NABOKV-L post 0017474, Mon, 15 Dec 2008 23:36:13 -0800

Re: [NABOKOV-L] Query on Alps, Bera range, Algonquin...Birches
SKB, your response is so briliant and expansive that I only want to say a couple things. I was not disagreeing with your ideas about NLs--whether or not the structure of language is inherent, the way our brains are "wired" (a word used to describe anything anybody wants to say is innate that I've come to loathe) is an idea about which I have an open skepticism. My main point was that when it came to the translation of a poem from one language to another Nabokov pretty obviously believed that at the all important level of the aesthetic fact of the work, it could not be translated. And I think through the course of what you've said, you have made this point yourself. Below I respond to a couple passages.

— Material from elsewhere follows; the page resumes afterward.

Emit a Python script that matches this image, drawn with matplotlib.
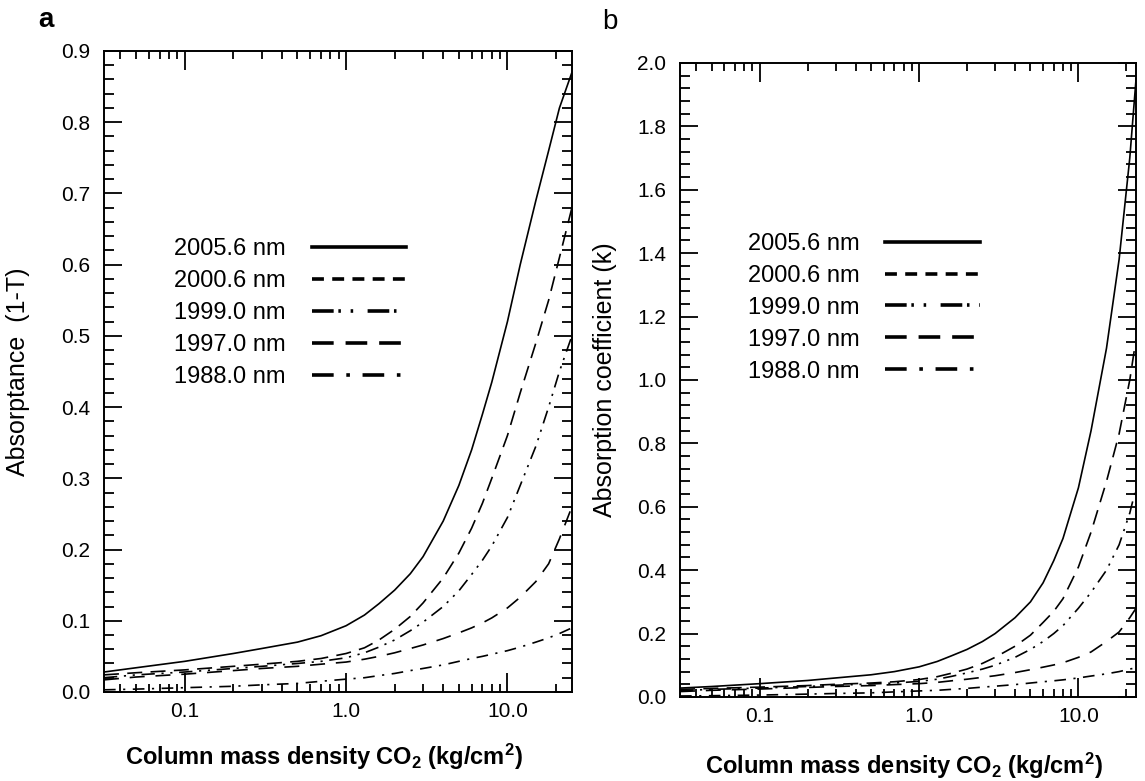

 The NL AWARD signals that a degree of grammatical complexity has been reached to justify the “equivalence” axiom, namely that anything “sayable” in one NL is “sayable” in any other NL. There’s a certain unavoidable “circularity” in this definition, but it is a useful step forward.
J.A.: I think this is an interesting theory of the development of language, and I also think that something like this underlies N.'s problematic idea of literal translation. And it's exactly what I meant by a "paradox" in his thinking. That is, 1. anything "sayable" in one language, should be "sayable" in another; 2. that a poem is necessarily the product of its native language and can never be translated. The slippage comes in Nabokov's subjective understanding, I think. Nabokov knew what Onegin meant, could compare his expert understanding to other translations and see that they did not match up to the original, hence his decision to do one himself, the act of which convinced him by the time he had completed it that the thing couldn't actually be done.
 Pidgins have no trouble with “pesticide” or “atom bomb” but can often fail with “If only the bananas had ripened a week earlier.”
J.A: Here you've made N.'s point don't you think? In the realm of poetry it's all bananas, and it gets harder and harder not to step on them, resulting in the usual non-funny comic mishap of falling on one's face.
Returning to VN’s theories of Translation. I see no contradiction between (i) NL-equivalent expressiveness and (ii) the huge challenge of capturing the intentions of the original NL-X author in a NL-Y text (Experts seldom agree!).

Without axiom (i), you might as well NOT TRY (ii)! Why Bovver? (This is a phrase UNIQUE to the Cockney Ethos

J.A.: In my opinion, if you read what N. has to say about translation it in fact does beg your question, why do it then? What I was trying to say was that the structure which N. gave to his Onegin translation, the rough hewn english versioning of the poem with endless notes, was N.'s way of resolving the contradiction which you don't think is there. Rather than translate, he wound up creating an English model of the poem and then essentially explained how it would work and what it would mean in Russian. In writing classes this is referred to as "telling" rather than "showing". In other words he arrived at a translational impasse, but he couldn't give the mirage up. It's an extraordinary existential dilemma, and no wonder then that this provided him with the structural and thematic machinery of his novel Pale Fire.